I walked up a steep driveway towards the brutalist, looming structure of the Park Royal. The traffic smog and summer heat gave way to an artificial chill as I stepped past the bowing doormen, and time
itself seemed to slow down on the thick carpeting, anxious not to provoke the flashy Indians and foreign tourists wandering around the overpriced restaurants and handicraft shops. I was at the hotel to witness the ‘Power Brands Awards Night’ sponsored by
4Ps
, one of the three business magazines published by Arindam. The sign in the lobby announcing the event, gold letters arranged on a red board like an unfinished Scrabble game, was pathetically small, and it took me a while to find the place where the event was being staged.

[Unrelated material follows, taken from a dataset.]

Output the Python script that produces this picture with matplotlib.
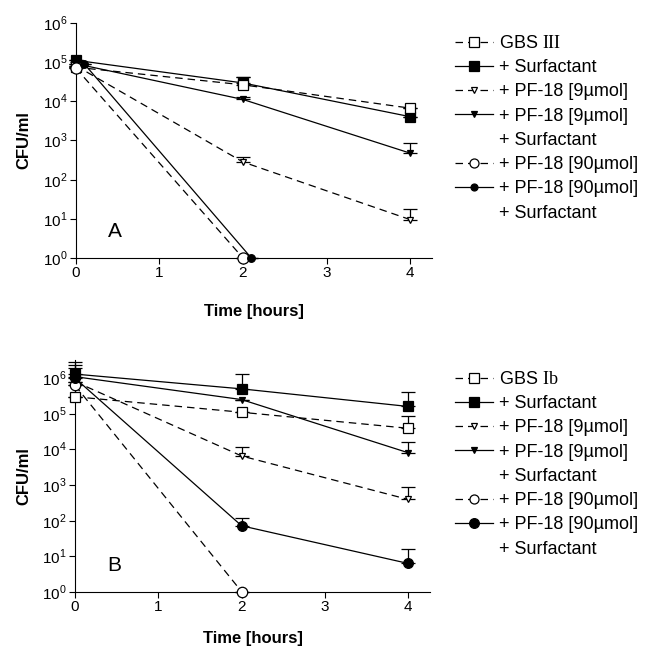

There weren’t too many people inside the Royal Ballroom auditorium on the eighth floor, and those attending seemed visibly impatient. The vast chandeliers loomed above rows of empty chairs, and on the stage, a projector played endless clips of motorcycles zooming along deserted highways. Eventually, people began to trickle into the front rows, men in suits whose expressions of self-content seemed to suggest that they were among the power brands being felicitated that night. After a while, a dapper, shaven-headed man showed up onstage to give out the awards. His name was A. Sandip and, in keeping with the multiplicity of roles held by people at Planman, he was a senior executive at the company, editor in chief of all the magazines and dean of the business school. Polite applause followed the handing out of each certificate and plaque, the claps punctuated by clips of revving motorcycles – Yamaha was an event sponsor and one of the power brands being celebrated – and then the ceremony was over. Smoke rose from the stage and a local band began belting out a Hindi pop song, asking the audience to start jiving as they sang.